Things were going really well for Haman: he was second in command of the kingdom of Persia, he'd been invited to a private dinner with the king and queen two days running, and he was only hours away from impaling his worst enemy, Mordecai the Jew, on a pole with the king's blessing.
Or so he thought. Instead, in the space of 24 hours his entire life and all of his plans unravelled.
- The king ordered Haman to lead Mordecai in a royal parade, singing his praises
- The queen revealed that Haman was the mortal enemy of not only her people, but her as well
- The king caught Haman offending the queen's honor as he pleaded with her for his life
- He was impaled on the very pole he had set up for Mordecai's execution.
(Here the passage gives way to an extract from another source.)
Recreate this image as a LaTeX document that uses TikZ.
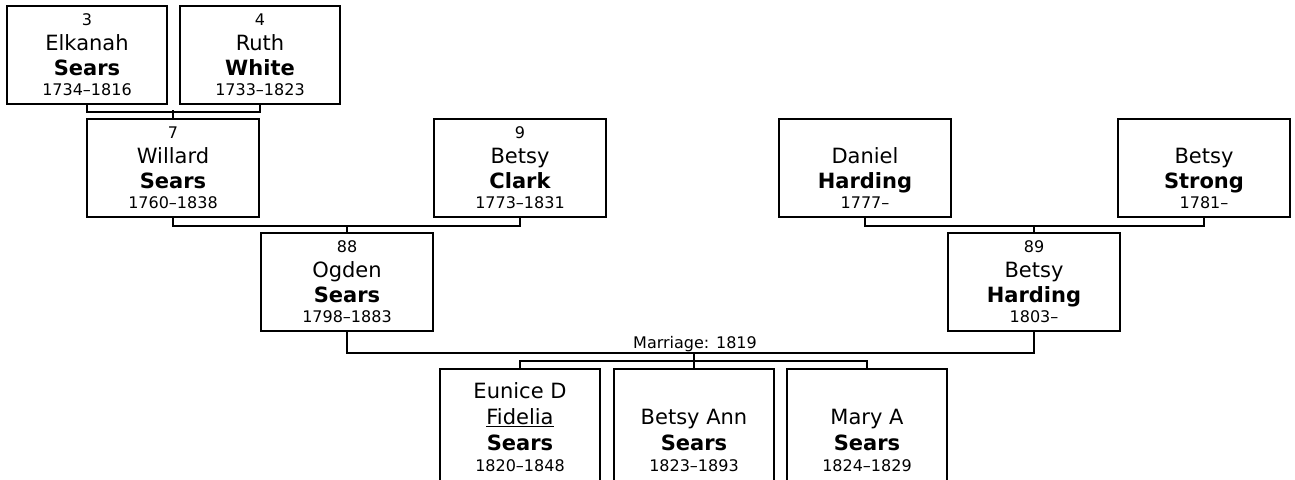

It's an astounding turn of events, one in which God clearly worked His sovereign will to save His people.
But there are more lessons to draw from this story:
1. God will not forget your good work for him (Heb. 6:10, James 4:10). Xerxes had forgotten that Mordecai saved his life, and God brought that to his attention by not allowing him to sleep until he was reminded.
2. There is poetic justice. In other words, what goes around comes around; you will reap what you sow (Gal. 6:7) Haman plotted for the destruction of Mordecai, and those who scheme against God's people have made a fatal error (Esther 6:13).
3. Justice and mercy are in conflict. We like justice as long as it's being meted out to someone else. For ourselves, though, we desire mercy. But what about those we've hurt? If we are shown mercy, where is justice for them?
The Bible addresses this issue head on: All have sinned (Rom. 3:23), and the wages of sin is death (Rom. 6:23).
But read that whole verse in context: "For the wages of sin is death, but the free gift of God is eternal life through Christ Jesus our Lord."
God can't simply forgive everyone, as some claim He should: that would violate His own inherent nature of justice. So to satisfy his justice, he sent his son Jesus Christ to pay the price for our sins. With that payment his justice is satisfied, and now his mercy can take effect.
"For God made Christ, who never sinned, to be the offering for our sin, so that we could be made right with God through Christ." (2 Cor. 5:21 NLT).